THEM: Hi, what do you do for a living?
ME: I’m a yoga teacher
THEM: Oh God, I would die if I did yoga! I’m just not flexible enough.
Hmmmm… 9 times out of 10 this is the response I get when I talk to someone about yoga. Rarely do I hear that they don’t do yoga because they’re scared, don’t have enough money to join a studio, don’t have time, or because they think yoga is weird. This is ALWAYS my response: “That’s exactly why you NEED to do yoga. Yoga helps you become flexible, in your body and in your mind.”
So, let’s talk about this. How can yoga help the inflexible become more flexible, on and off the mat.
It has been said that we have anywhere from 50,000-70,000 thoughts per day and it could even be more. That’s insane! Our brain is beautiful, magical, wonderful, powerful, and its also…a liar!
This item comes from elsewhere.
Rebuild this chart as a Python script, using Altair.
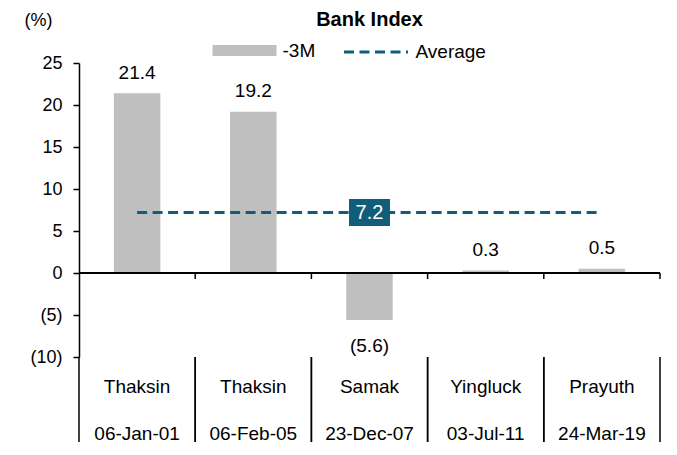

Think of all the silly things you think about during the day. “I’m fat, I’m stupid, I’m not good enough. I’ll never get this job, he/she will probably never call me again. My dad called 3 times, I bet something horrible happened to mom.” You know exactly what I’m talking about. We drive ourselves completely insane…over NOTHING! Some of these things are important for our survival; “Don’t touch that it’s hot, you probably shouldn’t walk down that dark alley alone, it’s dangerous.” These things keep us alive and safe. So how do we weed out the unnecessary thoughts and hold onto the ones that matter. Can meditation help?
Victims of the past. How often are we actually living in the past vs. the present? I’m guilty, I know I am. I work very hard to take from the past what I need to be a stronger, wiser, better person, and let all the rest go. I try to let all of the things that are no longer serving me disappear from sight. This is so much easier said than done.